First off, there are 741 files in the collection that are just saves of Diana's 404 redirect, as you can check for yourself (since you {simoncop73} mentioned scripting, I assume you will understand this):
grep -rl ">That page can't be found<" *
Of those, I have 70 of the real files saved from Diana's site, and another I downloaded from the Wayback Machine some years back.
In total, I have about 320 files that are not matched at the same file location in your collection (270+ from Diana, the rest from Wayback). I say location, because the newstory/ directory includes files that are not properly categorized.
The program I had used for saving Diana's stories is wget. Frankly, it seems to be more capable than the tools you guys were using:
- It timestamps my files, using the Last-Modified time sent by the server to set the modification date of the local saved file. If your tools have that feature, it wasn't turned on.
- It preserves the site's directory structure well.
- Although it has some irritating quirks, that probably led me to miss a few files that I assumed I'd downloaded, overall it seems to be more thorough.
Unfortunately, while I used to save everything in Diana's library (just about, maybe not the foreign-language bookshelves), including stories that would later be deleted, my old collections have been lost to drive crashes and thieves. (If anything's recoverable, I don't expect it to be in the near future). When I rebuilt my collection on my current computer, I skipped most author bookshelves, limiting myself to authors whose tastes were (roughly) compatible with mine.
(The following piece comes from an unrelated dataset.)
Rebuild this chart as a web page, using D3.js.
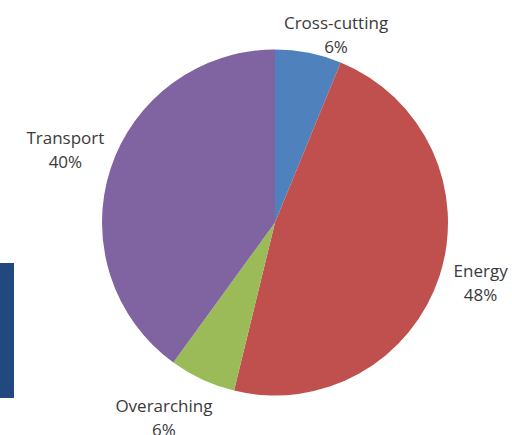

And my ability to recover already-deleted files was limited to what was preserved by Wayback.
Also, while the HTML files you saved from the Wayback Machine have been modified by Wayback, I prefer to add the suffix "id_" to the timestring directory to get the site's raw HTML file. I still have Wayback-modified files, but I intend to replace them.
Out of those 741 only 30 were stories, the rest were broken photos containing the 404 page. As I mentioned, the photos were scraped through the waybackmachine. I checked the stories for the "page is missing" content, but did not bother for the images. Photos were a low priority.
I could've gotten the date from the timestamp, but it was not relevant for me and the date created was more useful for the scraping.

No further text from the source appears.